Some relevant chunks of my code:
/* Getting the data and windowing */
PCollection<PubsubMessage> pubsub = p.apply("ReadPubSub sub",PubsubIO.readMessages().fromSubscription(SUB_ALIM_REC));
String query = /* The query */
PCollection<TableRow> bqData = p.apply("Reading BQ",BigQueryIO.readTableRows().fromQuery(query).usingStandardSql())
.apply(Window.<TableRow>into(FixedWindows.of(Duration.standardSeconds(30)))
.triggering(AfterWatermark.pastEndOfWindow())
.withAllowedLateness(Duration.standardSeconds(0)).accumulatingFiredPanes());
PCollection<TableRow> tableRow = pubsub.apply(Window.<PubsubMessage>into(FixedWindows.of(Duration.standardSeconds(120)))
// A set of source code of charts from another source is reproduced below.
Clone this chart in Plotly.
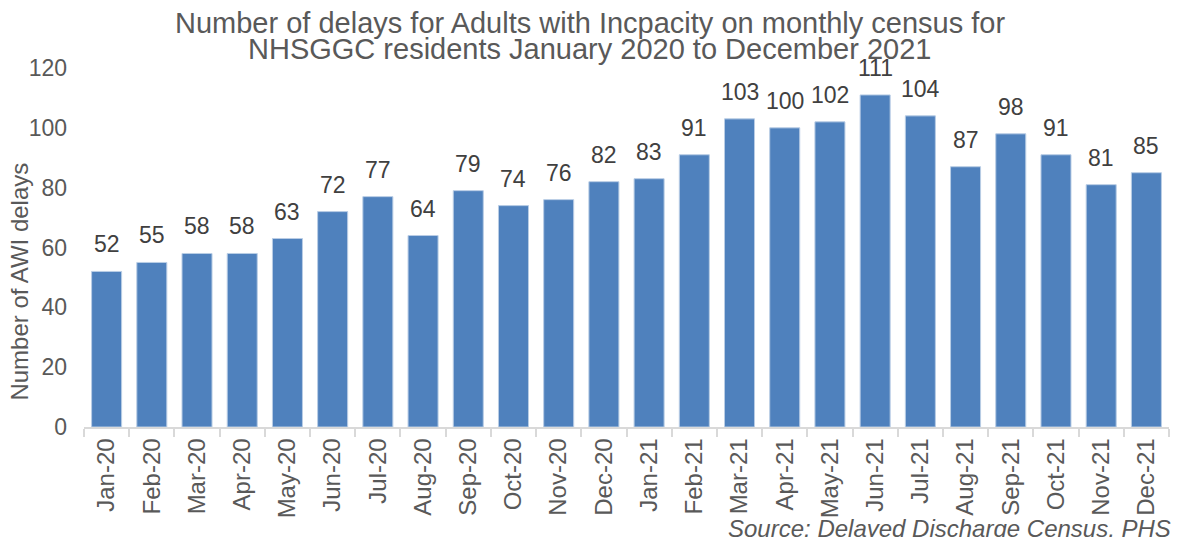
import plotly.graph_objects as go

months = ["Jan-20", "Feb-20", "Mar-20", "Apr-20", "May-20", "Jun-20", "Jul-20", "Aug-20",
          "Sep-20", "Oct-20", "Nov-20", "Dec-20", "Jan-21", "Feb-21", "Mar-21", "Apr-21",
          "May-21", "Jun-21", "Jul-21", "Aug-21", "Sep-21", "Oct-21", "Nov-21", "Dec-21"]
delays = [52, 55, 58, 58, 63, 72, 77, 64, 79, 74, 76, 82,
          83, 91, 103, 100, 102, 111, 104, 87, 98, 91, 81, 85]
y_ticks = [0, 20, 40, 60, 80, 100, 120]
title_lines = ["Number of delays for Adults with Incpacity on monthly census for",
               "NHSGGC residents January 2020 to December 2021"]
y_title = "Number of AWI delays"
source = "Source: Delayed Discharge Census, PHS"

FONT = "Liberation Sans, Arial, sans-serif"
GREY = "#595959"
DARK = "#404040"

fig = go.Figure()
fig.add_trace(go.Bar(
    x=months, y=delays,
    marker=dict(color="#4F81BD", line=dict(color="#B9CDE5", width=1)),
    hoverinfo="x+y",
))

annotations = []
for m, v in zip(months, delays):
    annotations.append(dict(
        x=m, y=v, xref="x", yref="y", text=str(v), showarrow=False,
        xanchor="center", yanchor="bottom", yshift=12,
        font=dict(family=FONT, size=23, color=DARK),
    ))

annotations.append(dict(text=title_lines[0], xref="paper", yref="paper", x=0.466, y=1.1248,
                        xanchor="center", yanchor="middle", showarrow=False,
                        font=dict(family=FONT, size=29, color=GREY)))
annotations.append(dict(text=title_lines[1], xref="paper", yref="paper", x=0.466, y=1.0524,
                        xanchor="center", yanchor="middle", showarrow=False,
                        font=dict(family=FONT, size=29, color=GREY)))
annotations.append(dict(text=y_title, xref="paper", yref="paper", x=-0.059, y=0.405,
                        xanchor="center", yanchor="middle", textangle=-90, showarrow=False,
                        font=dict(family=FONT, size=24, color=GREY)))
annotations.append(dict(text="<i>" + source + "</i>", xref="paper", yref="paper", x=1.004, y=-0.283,
                        xanchor="right", yanchor="middle", showarrow=False,
                        font=dict(family=FONT, size=24, color=GREY)))

fig.update_layout(
    width=1182, height=537,
    paper_bgcolor="white", plot_bgcolor="white",
    margin=dict(l=84, r=13, t=68, b=110, autoexpand=False),
    bargap=0.336,
    showlegend=False,
    font=dict(family=FONT, color=GREY),
    annotations=annotations,
    xaxis=dict(
        type="category", tickangle=-90, automargin=False,
        tickfont=dict(family=FONT, size=24, color=GREY),
        showline=True, linecolor="#D9D9D9", linewidth=1.5,
        ticks="outside", tickson="boundaries", ticklen=8, tickcolor="#D9D9D9", tickwidth=1.5,
        showgrid=False,
    ),
    yaxis=dict(
        range=[0, 120], tickvals=y_ticks, automargin=False,
        tickfont=dict(family=FONT, size=23, color=GREY),
        ticklabelstandoff=16,
        showgrid=False, showline=False, zeroline=False,
    ),
)

fig.write_html("out.html", config={"displayModeBar": False},
               post_script="document.body.style.margin='0px';")
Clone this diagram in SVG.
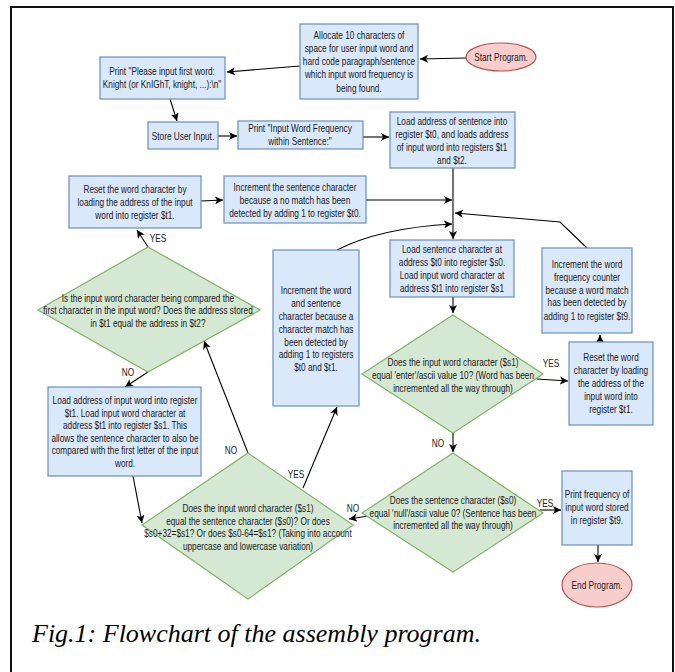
<svg xmlns="http://www.w3.org/2000/svg" width="675" height="672" viewBox="0 0 675 672">
<defs>
<style>
.b{fill:#dae8fc;stroke:#6c8ebf;stroke-width:1.2}
.d{fill:#d5e8d4;stroke:#82b366;stroke-width:1.2}
.e{fill:#f8cecc;stroke:#b85450;stroke-width:1.2}
text{font-family:"Liberation Sans",Arial,sans-serif;font-size:11px;fill:#1a1a1a;text-anchor:middle}
.c{fill:none;stroke:#000;stroke-width:1.1;marker-end:url(#ah)}
text.cap{font-family:"Liberation Serif","Times New Roman",serif;font-style:italic;font-size:26px;fill:#000;text-anchor:start}
</style>
<marker id="ah" markerUnits="userSpaceOnUse" markerWidth="9" markerHeight="8" refX="8" refY="4" orient="auto">
<path d="M0,0 L8,4 L0,8 L2,4 z" fill="#000"/>
</marker>
</defs>
<rect x="0" y="0" width="675" height="672" fill="#fff"/>
<rect x="11" y="7" width="662" height="700" fill="#fff" stroke="#111" stroke-width="2"/>

<g id="connectors">
<path class="c" d="M466,58 L420,59"/>
<path class="c" d="M300,66 L227,72"/>
<path class="c" d="M170,99 L177,121"/>
<path class="c" d="M218,136 L237,136"/>
<path class="c" d="M363,137 L389,137"/>
<path class="c" d="M453,168 L453,239"/>
<path class="c" d="M366,200 L452,200"/>
<path class="c" d="M587,248 L560,222 L455,213"/>
<path class="c" d="M337,250 Q380,228 452,224"/>
<path class="c" d="M453,297 L453,313"/>
<path class="c" d="M537,379 L568,381"/>
<path class="c" d="M600,342 L600,335"/>
<path class="c" d="M453,433 L453,452"/>
<path class="c" d="M540,510 L561,510"/>
<path class="c" d="M598,545 L598,562"/>
<path class="c" d="M368,516 L349,519"/>
<path class="c" d="M248,453 L204,341"/>
<path class="c" d="M303,488 L337,407"/>
<path class="c" d="M148,247 L137,230"/>
<path class="c" d="M201,201 L223,200"/>
<path class="c" d="M148,372 L125,387"/>
<path class="c" d="M133,476 L142,523"/>
<g transform="translate(551 0) scale(0.75 1)"><text x="0" y="367">YES</text></g>
<g transform="translate(545 0) scale(0.75 1)"><text x="0" y="507">YES</text></g>
<g transform="translate(438 0) scale(0.75 1)"><text x="0" y="447">NO</text></g>
<g transform="translate(353 0) scale(0.75 1)"><text x="0" y="512">NO</text></g>
<g transform="translate(231 0) scale(0.75 1)"><text x="0" y="454">NO</text></g>
<g transform="translate(296 0) scale(0.75 1)"><text x="0" y="478">YES</text></g>
<g transform="translate(158 0) scale(0.75 1)"><text x="0" y="242">YES</text></g>
<g transform="translate(128 0) scale(0.75 1)"><text x="0" y="376">NO</text></g>
</g>

<g id="start">
<ellipse class="e" cx="501" cy="57" rx="35" ry="14"/>
<g transform="translate(501 0) scale(0.75 1)"><text x="0" y="61">Start Program.</text></g>
</g>

<g id="allocate">
<rect class="b" x="300" y="24" width="118" height="75"/>
<g transform="translate(359 0) scale(0.75 1)">
<text x="0" y="39">Allocate 10 characters of</text>
<text x="0" y="52">space for user input word and</text>
<text x="0" y="65">hard code paragraph/sentence</text>
<text x="0" y="78">which input word frequency is</text>
<text x="0" y="92">being found.</text>
</g>
</g>

<g id="print-input">
<rect class="b" x="100" y="57" width="125" height="42"/>
<g transform="translate(162 0) scale(0.75 1)">
<text x="0" y="75">Print "Please input first word:</text>
<text x="0" y="88">Knight (or KnIGhT, knight, ...):\n"</text>
</g>
</g>

<g id="store">
<rect class="b" x="148" y="122" width="70" height="27"/>
<g transform="translate(183 0) scale(0.75 1)"><text x="0" y="140">Store User Input.</text></g>
</g>

<g id="print-freq-title">
<rect class="b" x="238" y="121" width="125" height="28"/>
<g transform="translate(300 0) scale(0.75 1)">
<text x="0" y="132">Print "Input Word Frequency</text>
<text x="0" y="145">within Sentence:"</text>
</g>
</g>

<g id="load-addr">
<rect class="b" x="390" y="112" width="125" height="56"/>
<g transform="translate(452 0) scale(0.75 1)">
<text x="0" y="125">Load address of sentence into</text>
<text x="0" y="138">register $t0, and loads address</text>
<text x="0" y="151">of input word into registers $t1</text>
<text x="0" y="164">and $t2.</text>
</g>
</g>

<g id="reset-left">
<rect class="b" x="69" y="176" width="132" height="52"/>
<g transform="translate(135 0) scale(0.75 1)">
<text x="0" y="193">Reset the word character by</text>
<text x="0" y="206">loading the address of the input</text>
<text x="0" y="219">word into register $t1.</text>
</g>
</g>

<g id="inc-sentence">
<rect class="b" x="224" y="176" width="142" height="47"/>
<g transform="translate(295 0) scale(0.75 1)">
<text x="0" y="191">Increment the sentence character</text>
<text x="0" y="204">because a no match has been</text>
<text x="0" y="217">detected by adding 1 to register $t0.</text>
</g>
</g>

<g id="load-sentence">
<rect class="b" x="390" y="240" width="124" height="57"/>
<g transform="translate(452 0) scale(0.75 1)">
<text x="0" y="253">Load sentence character at</text>
<text x="0" y="266">address $t0 into register $s0.</text>
<text x="0" y="279">Load input word character at</text>
<text x="0" y="292">address $t1 into register $s1</text>
</g>
</g>

<g id="inc-word">
<rect class="b" x="273" y="250" width="86" height="156"/>
<g transform="translate(316 0) scale(0.75 1)">
<text x="0" y="294">Increment the word</text>
<text x="0" y="307">and sentence</text>
<text x="0" y="320">character because a</text>
<text x="0" y="333">character match has</text>
<text x="0" y="346">been detected by</text>
<text x="0" y="358">adding 1 to registers</text>
<text x="0" y="371">$t0 and $t1.</text>
</g>
</g>

<g id="freq-counter">
<rect class="b" x="542" y="248" width="90" height="85"/>
<g transform="translate(587 0) scale(0.75 1)">
<text x="0" y="268">Increment the word</text>
<text x="0" y="281">frequency counter</text>
<text x="0" y="294">because a word match</text>
<text x="0" y="306">has been detected by</text>
<text x="0" y="320">adding 1 to register $t9.</text>
</g>
</g>

<g id="reset-right">
<rect class="b" x="569" y="342" width="84" height="83"/>
<g transform="translate(611 0) scale(0.75 1)">
<text x="0" y="361">Reset the word</text>
<text x="0" y="374">character by loading</text>
<text x="0" y="387">the address of the</text>
<text x="0" y="400">input word into</text>
<text x="0" y="413">register $t1.</text>
</g>
</g>

<g id="dec-enter">
<polygon class="d" points="453,315 543,374 453,433 362,374"/>
<g transform="translate(453 0) scale(0.75 1)">
<text x="0" y="366">Does the input word character ($s1)</text>
<text x="0" y="379">equal 'enter'/ascii value 10? (Word has been</text>
<text x="0" y="392">incremented all the way through)</text>
</g>
</g>

<g id="dec-null">
<polygon class="d" points="453,453 543,513 453,572 362,513"/>
<g transform="translate(453 0) scale(0.75 1)">
<text x="0" y="504">Does the sentence character ($s0)</text>
<text x="0" y="517">equal 'null'/ascii value 0? (Sentence has been</text>
<text x="0" y="529">incremented all the way through)</text>
</g>
</g>

<g id="print-result">
<rect class="b" x="562" y="471" width="70" height="74"/>
<g transform="translate(597 0) scale(0.75 1)">
<text x="0" y="498">Print frequency of</text>
<text x="0" y="511">input word stored</text>
<text x="0" y="524">in register $t9.</text>
</g>
</g>

<g id="end">
<ellipse class="e" cx="597" cy="585" rx="35" ry="22"/>
<g transform="translate(597 0) scale(0.75 1)"><text x="0" y="589">End Program.</text></g>
</g>

<g id="dec-compare">
<polygon class="d" points="248,453 353,525 248,599 142,525"/>
<g transform="translate(248 0) scale(0.75 1)">
<text x="0" y="512">Does the input word character ($s1)</text>
<text x="0" y="525">equal the sentence character ($s0)? Or does</text>
<text x="0" y="537">$s0+32=$s1? Or does $s0-64=$s1? (Taking into account</text>
<text x="0" y="550">uppercase and lowercase variation)</text>
</g>
</g>

<g id="dec-first">
<polygon class="d" points="148,247 260,310 148,372 38,310"/>
<g transform="translate(148 0) scale(0.75 1)">
<text x="0" y="302">Is the input word character being compared the</text>
<text x="0" y="314">first character in the input word? Does the address stored</text>
<text x="0" y="327">in $t1 equal the address in $t2?</text>
</g>
</g>

<g id="load-input-addr">
<rect class="b" x="48" y="387" width="153" height="89"/>
<g transform="translate(125 0) scale(0.75 1)">
<text x="0" y="404">Load address of input word into register</text>
<text x="0" y="417">$t1. Load input word character at</text>
<text x="0" y="429">address $t1 into register $s1. This</text>
<text x="0" y="442">allows the sentence character to also be</text>
<text x="0" y="454">compared with the first letter of the input</text>
<text x="0" y="467">word.</text>
</g>
</g>

<text class="cap" x="32" y="642">Fig.1: Flowchart of the assembly program.</text>
</svg>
.triggering(AfterWatermark.pastEndOfWindow())
.withAllowedLateness(Duration.standardSeconds(0)).accumulatingFiredPanes())
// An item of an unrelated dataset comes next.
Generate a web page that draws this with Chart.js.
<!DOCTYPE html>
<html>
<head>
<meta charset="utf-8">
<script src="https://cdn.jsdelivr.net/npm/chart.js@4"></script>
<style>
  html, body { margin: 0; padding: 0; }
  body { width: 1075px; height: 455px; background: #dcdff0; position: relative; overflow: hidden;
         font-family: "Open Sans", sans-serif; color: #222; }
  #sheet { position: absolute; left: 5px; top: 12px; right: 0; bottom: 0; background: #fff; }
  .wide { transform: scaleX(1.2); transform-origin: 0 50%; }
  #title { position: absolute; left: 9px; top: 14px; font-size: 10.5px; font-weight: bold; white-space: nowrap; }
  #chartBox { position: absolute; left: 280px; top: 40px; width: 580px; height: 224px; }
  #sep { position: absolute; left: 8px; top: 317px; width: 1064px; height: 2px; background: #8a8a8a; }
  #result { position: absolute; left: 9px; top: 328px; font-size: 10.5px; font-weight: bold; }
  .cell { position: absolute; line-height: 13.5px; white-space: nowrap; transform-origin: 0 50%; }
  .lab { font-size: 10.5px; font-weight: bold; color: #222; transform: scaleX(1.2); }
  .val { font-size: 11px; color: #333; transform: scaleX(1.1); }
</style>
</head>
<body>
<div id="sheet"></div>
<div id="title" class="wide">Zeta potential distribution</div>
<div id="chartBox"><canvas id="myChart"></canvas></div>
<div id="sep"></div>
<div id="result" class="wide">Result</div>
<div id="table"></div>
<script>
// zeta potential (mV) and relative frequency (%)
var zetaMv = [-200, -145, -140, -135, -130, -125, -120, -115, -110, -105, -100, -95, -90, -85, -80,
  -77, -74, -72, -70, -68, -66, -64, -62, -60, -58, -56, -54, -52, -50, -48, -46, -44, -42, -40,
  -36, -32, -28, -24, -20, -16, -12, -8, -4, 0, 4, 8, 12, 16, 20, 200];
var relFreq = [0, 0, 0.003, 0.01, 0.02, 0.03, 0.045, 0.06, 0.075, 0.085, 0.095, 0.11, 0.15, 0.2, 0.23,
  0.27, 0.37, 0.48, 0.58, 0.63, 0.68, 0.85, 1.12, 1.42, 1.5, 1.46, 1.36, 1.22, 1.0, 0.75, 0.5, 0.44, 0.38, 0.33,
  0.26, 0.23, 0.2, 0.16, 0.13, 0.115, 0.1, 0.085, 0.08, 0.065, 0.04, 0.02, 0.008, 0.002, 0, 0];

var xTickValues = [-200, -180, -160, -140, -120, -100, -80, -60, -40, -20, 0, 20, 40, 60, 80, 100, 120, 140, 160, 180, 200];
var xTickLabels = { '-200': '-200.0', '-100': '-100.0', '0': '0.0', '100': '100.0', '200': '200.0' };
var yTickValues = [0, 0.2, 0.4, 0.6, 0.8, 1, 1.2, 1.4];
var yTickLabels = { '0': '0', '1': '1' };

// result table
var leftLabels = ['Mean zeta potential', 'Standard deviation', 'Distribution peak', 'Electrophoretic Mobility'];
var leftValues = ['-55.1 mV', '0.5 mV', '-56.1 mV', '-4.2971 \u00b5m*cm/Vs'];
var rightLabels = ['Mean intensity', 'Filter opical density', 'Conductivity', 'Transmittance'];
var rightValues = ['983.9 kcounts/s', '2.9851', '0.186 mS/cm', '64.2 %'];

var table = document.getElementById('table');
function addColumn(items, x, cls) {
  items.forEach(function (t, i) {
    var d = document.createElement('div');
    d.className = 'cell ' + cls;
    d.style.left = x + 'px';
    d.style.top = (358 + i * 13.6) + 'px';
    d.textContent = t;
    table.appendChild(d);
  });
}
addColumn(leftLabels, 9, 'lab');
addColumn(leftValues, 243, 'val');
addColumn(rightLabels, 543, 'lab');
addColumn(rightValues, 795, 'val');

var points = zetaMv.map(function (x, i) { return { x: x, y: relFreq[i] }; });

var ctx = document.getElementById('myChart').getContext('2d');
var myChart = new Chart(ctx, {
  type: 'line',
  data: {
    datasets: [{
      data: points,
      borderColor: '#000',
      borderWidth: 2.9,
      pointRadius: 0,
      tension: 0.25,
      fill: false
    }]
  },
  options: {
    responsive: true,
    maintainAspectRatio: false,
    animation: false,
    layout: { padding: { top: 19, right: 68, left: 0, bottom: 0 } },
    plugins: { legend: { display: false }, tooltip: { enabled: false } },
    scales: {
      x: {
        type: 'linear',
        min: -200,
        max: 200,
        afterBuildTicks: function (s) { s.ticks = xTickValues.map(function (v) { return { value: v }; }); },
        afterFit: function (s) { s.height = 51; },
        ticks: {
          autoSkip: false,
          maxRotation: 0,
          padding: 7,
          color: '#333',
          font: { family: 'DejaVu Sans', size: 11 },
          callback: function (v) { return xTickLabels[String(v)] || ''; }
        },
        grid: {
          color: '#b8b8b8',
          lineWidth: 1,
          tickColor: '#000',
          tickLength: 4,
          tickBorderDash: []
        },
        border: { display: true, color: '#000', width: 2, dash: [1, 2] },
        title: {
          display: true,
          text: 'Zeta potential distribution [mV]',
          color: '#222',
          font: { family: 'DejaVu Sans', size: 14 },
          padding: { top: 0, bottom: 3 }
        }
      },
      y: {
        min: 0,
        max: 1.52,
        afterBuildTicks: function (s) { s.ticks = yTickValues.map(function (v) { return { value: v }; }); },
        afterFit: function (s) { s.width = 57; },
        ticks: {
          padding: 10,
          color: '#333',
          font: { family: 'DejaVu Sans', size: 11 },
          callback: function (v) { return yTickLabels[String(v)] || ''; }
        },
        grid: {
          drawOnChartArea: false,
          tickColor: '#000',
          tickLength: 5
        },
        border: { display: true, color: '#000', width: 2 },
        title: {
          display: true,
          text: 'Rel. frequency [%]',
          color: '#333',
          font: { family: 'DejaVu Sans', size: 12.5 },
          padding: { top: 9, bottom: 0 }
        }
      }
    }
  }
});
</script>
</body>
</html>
.apply("JSON to TableRow",ParDo.of(new ToTableRow()));
/* Join code */
PCollection<TableRow> finalResultCollection =
kvpCollection.apply("Join TableRows", ParDo.of(
new DoFn<KV<Long, CoGbkResult>, TableRow>() {
private static final long serialVersionUID = 6627878974147676533L;
@ProcessElement
public void processElement(ProcessContext c) {
KV<Long, CoGbkResult> e = c.element();
Long idPaquete = e.getKey();
Iterable<TableRow> it1 = e.getValue().getAll(packTag);
Iterable<TableRow> it2 = e.getValue().getAll(alimTag);
for(TableRow t1 : itPaq) {
for (TableRow t2 : itAlimRec) {
TableRow joinedRow = new TableRow();
/* set the required fields from each collection */
c.output(joinedRow);
}
}
}
}));
Also in the past two days I've been getting this error:
java.io.IOException: Failed to start reading from source: org.apache.beam.runners.core.construction.UnboundedReadFromBoundedSource$BoundedToUnboundedSourceAdapter@2808d228
com.google.cloud.dataflow.worker.WorkerCustomSources$UnboundedReaderIterator.start(WorkerCustomSources.java:783)
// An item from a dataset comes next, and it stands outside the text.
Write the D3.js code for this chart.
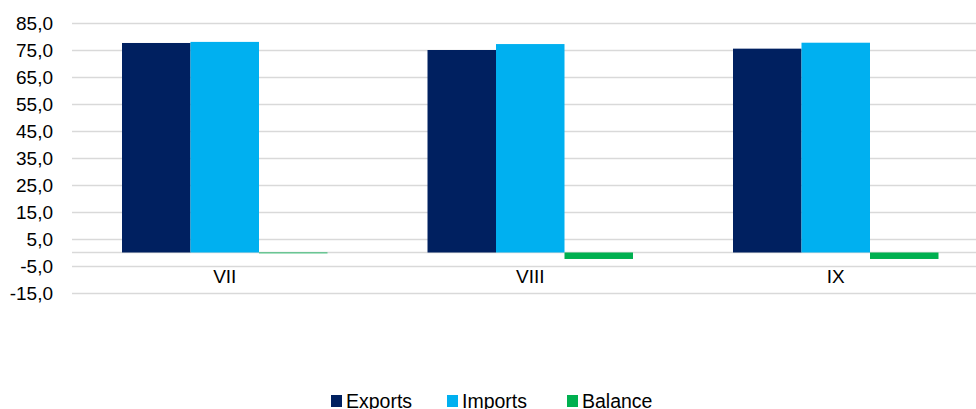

com.google.cloud.dataflow.worker.util.common.worker.ReadOperation$SynchronizedReaderIterator.start(ReadOperation.java:360)
com.google.cloud.dataflow.worker.util.common.worker.ReadOperation.runReadLoop(ReadOperation.java:193)
com.google.cloud.dataflow.worker.util.common.worker.ReadOperation.start(ReadOperation.java:158)
com.google.cloud.dataflow.worker.util.common.worker.MapTaskExecutor.execute(MapTaskExecutor.java:75)
com.google.cloud.dataflow.worker.StreamingDataflowWorker.process(StreamingDataflowWorker.java:1227)
com.google.cloud.dataflow.worker.StreamingDataflowWorker.access$1000(StreamingDataflowWorker.java:135)
com.google.cloud.dataflow.worker.StreamingDataflowWorker$6.run(StreamingDataflowWorker.java:966)
java.util.concurrent.ThreadPoolExecutor.runWorker(ThreadPoolExecutor.java:1142)
java.util.concurrent.ThreadPoolExecutor$Worker.run(ThreadPoolExecutor.java:617)
java.lang.Thread.run(Thread.java:745)
Caused by: java.lang.UnsupportedOperationException: BigQuery source must be split before being read
org.apache.beam.sdk.io.gcp.bigquery.BigQuerySourceBase.createReader(BigQuerySourceBase.java:153)
org.apache.beam.runners.core.construction.UnboundedReadFromBoundedSource$BoundedToUnboundedSourceAdapter$ResidualSource.advance(UnboundedReadFromBoundedSource.java:463)
org.apache.beam.runners.core.construction.UnboundedReadFromBoundedSource$BoundedToUnboundedSourceAdapter$ResidualSource.access$300(UnboundedReadFromBoundedSource.java:442)
org.apache.beam.runners.core.construction.UnboundedReadFromBoundedSource$BoundedToUnboundedSourceAdapter$Reader.advance(UnboundedReadFromBoundedSource.java:293)
org.apache.beam.runners.core.construction.UnboundedReadFromBoundedSource$BoundedToUnboundedSourceAdapter$Reader.start(UnboundedReadFromBoundedSource.java:286)
com.google.cloud.dataflow.worker.WorkerCustomSources$UnboundedReaderIterator.start(WorkerCustomSources.java:778)
com.google.cloud.dataflow.worker.util.common.worker.ReadOperation$SynchronizedReaderIterator.start(ReadOperation.java:360)
com.google.cloud.dataflow.worker.util.common.worker.ReadOperation.runReadLoop(ReadOperation.java:193)
com.google.cloud.dataflow.worker.util.common.worker.ReadOperation.start(ReadOperation.java:158)
com.google.cloud.dataflow.worker.util.common.worker.MapTaskExecutor.execute(MapTaskExecutor.java:75)
com.google.cloud.dataflow.worker.StreamingDataflowWorker.process(StreamingDataflowWorker.java:1227)
com.google.cloud.dataflow.worker.StreamingDataflowWorker.access$1000(StreamingDataflowWorker.java:135)
com.google.cloud.dataflow.worker.StreamingDataflowWorker$6.run(StreamingDataflowWorker.java:966)
java.util.concurrent.ThreadPoolExecutor.runWorker(ThreadPoolExecutor.java:1142)
java.util.concurrent.ThreadPoolExecutor$Worker.run(ThreadPoolExecutor.java:617)
java.lang.Thread.run(Thread.java:745)
I'd really appreciate your guidance to know if what I'm trying to do is possible or if there's an alternative to solve this scenario.